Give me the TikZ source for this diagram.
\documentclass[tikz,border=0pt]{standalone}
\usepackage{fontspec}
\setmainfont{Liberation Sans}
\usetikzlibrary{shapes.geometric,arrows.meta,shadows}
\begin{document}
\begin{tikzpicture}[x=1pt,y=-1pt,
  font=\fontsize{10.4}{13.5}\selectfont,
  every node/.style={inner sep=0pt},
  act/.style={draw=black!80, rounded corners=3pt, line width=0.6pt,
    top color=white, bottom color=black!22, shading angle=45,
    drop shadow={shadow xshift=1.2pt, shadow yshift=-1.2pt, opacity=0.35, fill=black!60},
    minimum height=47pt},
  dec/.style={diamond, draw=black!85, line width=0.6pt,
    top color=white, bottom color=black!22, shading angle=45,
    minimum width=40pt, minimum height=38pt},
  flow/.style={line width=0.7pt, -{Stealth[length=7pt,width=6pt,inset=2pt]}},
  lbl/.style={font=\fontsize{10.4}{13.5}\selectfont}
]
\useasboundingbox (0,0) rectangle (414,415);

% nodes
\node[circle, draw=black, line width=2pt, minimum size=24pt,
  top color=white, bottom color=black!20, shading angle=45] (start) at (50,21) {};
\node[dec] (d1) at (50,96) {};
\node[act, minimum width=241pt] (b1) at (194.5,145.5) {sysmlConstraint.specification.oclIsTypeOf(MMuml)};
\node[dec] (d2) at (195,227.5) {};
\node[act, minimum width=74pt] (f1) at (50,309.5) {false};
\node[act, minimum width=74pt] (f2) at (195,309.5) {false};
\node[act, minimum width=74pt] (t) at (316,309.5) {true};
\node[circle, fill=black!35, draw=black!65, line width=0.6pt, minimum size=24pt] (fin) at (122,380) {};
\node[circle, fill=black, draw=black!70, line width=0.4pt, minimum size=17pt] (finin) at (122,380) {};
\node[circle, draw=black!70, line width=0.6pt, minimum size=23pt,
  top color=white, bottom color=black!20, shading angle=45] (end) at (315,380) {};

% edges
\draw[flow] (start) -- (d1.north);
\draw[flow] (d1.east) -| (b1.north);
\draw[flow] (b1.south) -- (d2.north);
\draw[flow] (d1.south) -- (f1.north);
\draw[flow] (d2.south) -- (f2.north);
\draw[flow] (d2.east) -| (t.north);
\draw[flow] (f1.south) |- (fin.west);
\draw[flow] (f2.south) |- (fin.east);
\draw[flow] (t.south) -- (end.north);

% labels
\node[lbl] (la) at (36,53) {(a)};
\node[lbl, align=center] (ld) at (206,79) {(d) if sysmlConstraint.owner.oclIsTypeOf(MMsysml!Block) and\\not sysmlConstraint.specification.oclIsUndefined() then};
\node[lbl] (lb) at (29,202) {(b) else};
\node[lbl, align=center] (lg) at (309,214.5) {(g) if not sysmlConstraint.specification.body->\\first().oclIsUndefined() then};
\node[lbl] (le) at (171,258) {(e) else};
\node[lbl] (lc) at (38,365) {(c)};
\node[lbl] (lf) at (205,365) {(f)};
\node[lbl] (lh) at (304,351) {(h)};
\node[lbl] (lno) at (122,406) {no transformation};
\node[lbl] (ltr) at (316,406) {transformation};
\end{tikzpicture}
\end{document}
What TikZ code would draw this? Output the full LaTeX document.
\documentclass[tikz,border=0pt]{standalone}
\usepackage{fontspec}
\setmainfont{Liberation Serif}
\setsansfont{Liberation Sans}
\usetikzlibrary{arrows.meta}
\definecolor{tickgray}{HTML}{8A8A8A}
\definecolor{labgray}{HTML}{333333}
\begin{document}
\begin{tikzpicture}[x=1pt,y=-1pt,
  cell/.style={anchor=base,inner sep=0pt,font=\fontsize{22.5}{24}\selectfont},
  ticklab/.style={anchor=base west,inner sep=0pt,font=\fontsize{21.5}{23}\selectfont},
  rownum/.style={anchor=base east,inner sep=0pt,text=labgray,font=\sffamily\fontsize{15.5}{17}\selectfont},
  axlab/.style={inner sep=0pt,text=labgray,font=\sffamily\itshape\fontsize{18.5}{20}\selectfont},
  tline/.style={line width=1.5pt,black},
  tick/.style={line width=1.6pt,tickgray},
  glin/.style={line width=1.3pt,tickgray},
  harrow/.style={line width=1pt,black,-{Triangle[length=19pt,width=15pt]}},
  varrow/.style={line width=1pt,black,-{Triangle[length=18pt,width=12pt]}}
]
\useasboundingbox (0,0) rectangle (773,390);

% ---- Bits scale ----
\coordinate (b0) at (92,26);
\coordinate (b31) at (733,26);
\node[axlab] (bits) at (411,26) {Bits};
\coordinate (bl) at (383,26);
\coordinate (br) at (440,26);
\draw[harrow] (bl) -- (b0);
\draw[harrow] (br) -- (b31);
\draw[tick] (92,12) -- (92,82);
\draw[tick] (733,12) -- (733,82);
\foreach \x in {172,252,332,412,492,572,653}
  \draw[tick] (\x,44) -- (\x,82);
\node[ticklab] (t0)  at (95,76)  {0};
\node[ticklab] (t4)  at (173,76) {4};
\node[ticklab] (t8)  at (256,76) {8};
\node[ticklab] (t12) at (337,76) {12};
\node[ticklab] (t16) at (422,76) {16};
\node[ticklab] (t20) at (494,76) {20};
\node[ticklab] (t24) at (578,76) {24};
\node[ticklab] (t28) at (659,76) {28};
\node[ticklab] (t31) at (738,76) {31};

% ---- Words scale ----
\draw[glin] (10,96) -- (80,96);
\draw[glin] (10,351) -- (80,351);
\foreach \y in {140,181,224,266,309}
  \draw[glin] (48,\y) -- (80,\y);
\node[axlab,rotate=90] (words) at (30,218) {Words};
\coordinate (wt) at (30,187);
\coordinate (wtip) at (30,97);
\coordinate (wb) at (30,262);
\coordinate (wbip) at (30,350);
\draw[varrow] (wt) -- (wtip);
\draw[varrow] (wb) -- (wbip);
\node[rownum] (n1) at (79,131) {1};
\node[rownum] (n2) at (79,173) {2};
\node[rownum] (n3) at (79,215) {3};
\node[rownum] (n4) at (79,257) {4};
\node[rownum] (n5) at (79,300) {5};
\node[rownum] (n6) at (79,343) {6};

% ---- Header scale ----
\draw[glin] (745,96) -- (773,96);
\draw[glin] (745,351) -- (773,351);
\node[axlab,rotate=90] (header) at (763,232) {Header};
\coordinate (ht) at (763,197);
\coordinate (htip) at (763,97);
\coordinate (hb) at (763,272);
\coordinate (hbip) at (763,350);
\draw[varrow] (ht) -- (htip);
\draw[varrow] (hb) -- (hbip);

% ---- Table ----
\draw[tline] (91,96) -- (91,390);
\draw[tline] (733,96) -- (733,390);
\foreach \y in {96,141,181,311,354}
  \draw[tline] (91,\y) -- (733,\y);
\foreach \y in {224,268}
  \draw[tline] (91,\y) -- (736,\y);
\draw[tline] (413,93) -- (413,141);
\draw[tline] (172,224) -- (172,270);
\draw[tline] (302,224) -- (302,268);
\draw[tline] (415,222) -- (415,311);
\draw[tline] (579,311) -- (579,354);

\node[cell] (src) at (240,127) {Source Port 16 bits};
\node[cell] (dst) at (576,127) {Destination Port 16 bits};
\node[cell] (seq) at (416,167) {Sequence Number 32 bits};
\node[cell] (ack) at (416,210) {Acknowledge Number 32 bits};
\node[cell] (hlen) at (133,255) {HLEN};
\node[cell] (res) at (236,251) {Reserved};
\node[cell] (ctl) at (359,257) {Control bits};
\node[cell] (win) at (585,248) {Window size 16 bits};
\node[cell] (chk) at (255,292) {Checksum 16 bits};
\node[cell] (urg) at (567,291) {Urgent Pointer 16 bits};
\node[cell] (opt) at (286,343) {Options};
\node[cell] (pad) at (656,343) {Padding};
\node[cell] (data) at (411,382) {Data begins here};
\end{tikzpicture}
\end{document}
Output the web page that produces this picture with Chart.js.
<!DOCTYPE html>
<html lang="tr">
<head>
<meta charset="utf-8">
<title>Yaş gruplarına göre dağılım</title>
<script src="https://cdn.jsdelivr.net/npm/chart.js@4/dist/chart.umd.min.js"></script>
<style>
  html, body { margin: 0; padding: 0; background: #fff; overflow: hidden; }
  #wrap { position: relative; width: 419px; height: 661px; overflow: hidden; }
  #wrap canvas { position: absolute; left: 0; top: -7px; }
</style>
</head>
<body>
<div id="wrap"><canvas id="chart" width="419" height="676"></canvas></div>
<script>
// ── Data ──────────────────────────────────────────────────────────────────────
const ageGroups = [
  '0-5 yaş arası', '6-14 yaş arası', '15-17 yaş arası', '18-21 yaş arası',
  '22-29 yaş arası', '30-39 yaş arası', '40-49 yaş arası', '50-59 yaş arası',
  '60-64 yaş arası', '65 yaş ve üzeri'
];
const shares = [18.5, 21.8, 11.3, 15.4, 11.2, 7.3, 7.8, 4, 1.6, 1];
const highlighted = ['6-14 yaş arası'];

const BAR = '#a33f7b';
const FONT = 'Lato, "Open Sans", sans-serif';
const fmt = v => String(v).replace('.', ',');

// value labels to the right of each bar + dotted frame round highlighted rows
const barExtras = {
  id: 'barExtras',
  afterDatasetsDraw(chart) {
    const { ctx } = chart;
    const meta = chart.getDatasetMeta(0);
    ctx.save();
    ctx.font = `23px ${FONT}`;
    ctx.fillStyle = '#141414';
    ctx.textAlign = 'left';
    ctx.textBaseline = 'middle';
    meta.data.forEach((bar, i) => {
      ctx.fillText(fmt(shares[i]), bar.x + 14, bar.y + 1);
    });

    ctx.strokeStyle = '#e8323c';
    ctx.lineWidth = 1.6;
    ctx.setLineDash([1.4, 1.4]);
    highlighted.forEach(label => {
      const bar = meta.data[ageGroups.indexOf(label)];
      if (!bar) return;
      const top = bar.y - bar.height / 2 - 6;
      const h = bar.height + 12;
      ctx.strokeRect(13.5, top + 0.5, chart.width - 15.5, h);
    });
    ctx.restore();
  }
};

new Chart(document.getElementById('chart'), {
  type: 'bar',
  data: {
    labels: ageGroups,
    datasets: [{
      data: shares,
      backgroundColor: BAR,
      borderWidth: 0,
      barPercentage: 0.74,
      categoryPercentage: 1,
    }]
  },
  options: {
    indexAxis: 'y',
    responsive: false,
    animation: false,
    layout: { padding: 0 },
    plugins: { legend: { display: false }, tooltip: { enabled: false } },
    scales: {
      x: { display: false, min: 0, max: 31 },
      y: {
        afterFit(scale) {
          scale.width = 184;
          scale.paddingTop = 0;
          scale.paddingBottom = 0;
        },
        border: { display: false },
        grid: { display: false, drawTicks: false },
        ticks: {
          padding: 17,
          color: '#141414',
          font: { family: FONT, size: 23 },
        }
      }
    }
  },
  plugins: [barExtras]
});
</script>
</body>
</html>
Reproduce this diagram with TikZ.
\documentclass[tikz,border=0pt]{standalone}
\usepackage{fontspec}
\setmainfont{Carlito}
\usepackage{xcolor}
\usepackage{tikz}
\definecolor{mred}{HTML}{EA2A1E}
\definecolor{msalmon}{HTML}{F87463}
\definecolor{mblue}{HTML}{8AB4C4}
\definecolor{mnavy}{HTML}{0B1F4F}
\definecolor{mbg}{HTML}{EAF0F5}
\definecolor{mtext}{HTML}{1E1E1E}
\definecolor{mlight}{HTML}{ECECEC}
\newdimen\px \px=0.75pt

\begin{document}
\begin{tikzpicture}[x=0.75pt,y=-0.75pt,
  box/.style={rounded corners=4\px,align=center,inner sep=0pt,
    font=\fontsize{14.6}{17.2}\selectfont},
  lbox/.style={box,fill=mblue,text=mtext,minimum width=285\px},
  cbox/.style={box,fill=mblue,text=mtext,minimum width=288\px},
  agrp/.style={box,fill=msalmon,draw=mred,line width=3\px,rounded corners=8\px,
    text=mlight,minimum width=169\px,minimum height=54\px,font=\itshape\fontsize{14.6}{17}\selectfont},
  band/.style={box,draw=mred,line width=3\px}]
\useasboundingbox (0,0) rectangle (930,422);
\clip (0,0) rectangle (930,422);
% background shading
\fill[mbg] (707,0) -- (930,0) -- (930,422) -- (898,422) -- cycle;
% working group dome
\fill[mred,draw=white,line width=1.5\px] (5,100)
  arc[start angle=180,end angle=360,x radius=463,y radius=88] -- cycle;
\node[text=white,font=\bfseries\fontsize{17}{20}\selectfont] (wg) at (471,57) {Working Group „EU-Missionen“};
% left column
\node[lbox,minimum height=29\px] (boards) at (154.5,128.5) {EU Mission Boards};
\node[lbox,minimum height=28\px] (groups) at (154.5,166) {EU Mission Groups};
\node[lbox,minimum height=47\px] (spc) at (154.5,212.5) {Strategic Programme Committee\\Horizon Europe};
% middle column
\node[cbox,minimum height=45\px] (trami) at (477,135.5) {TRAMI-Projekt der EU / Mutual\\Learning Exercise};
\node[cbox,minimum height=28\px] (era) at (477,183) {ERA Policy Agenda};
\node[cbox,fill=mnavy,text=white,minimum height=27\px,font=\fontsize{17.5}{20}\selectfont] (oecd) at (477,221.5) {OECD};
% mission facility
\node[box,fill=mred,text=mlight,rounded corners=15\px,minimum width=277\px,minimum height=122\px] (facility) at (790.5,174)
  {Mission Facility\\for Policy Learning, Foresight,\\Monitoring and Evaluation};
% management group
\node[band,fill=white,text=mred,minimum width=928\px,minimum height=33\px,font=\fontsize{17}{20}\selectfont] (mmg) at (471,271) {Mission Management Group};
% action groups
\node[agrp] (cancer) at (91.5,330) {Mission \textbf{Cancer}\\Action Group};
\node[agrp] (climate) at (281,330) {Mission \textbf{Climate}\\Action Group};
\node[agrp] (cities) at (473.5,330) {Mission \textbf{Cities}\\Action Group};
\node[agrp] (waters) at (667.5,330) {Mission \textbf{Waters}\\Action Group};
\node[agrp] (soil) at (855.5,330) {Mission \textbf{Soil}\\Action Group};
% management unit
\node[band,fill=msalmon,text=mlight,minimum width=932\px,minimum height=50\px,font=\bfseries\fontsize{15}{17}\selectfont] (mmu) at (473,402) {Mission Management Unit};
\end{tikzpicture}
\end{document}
________________________________________
▶ _Challenge_: Go over the records above and tally each line that includes "diagram". Give the total by itself.

▶ _Finished exercise_: 2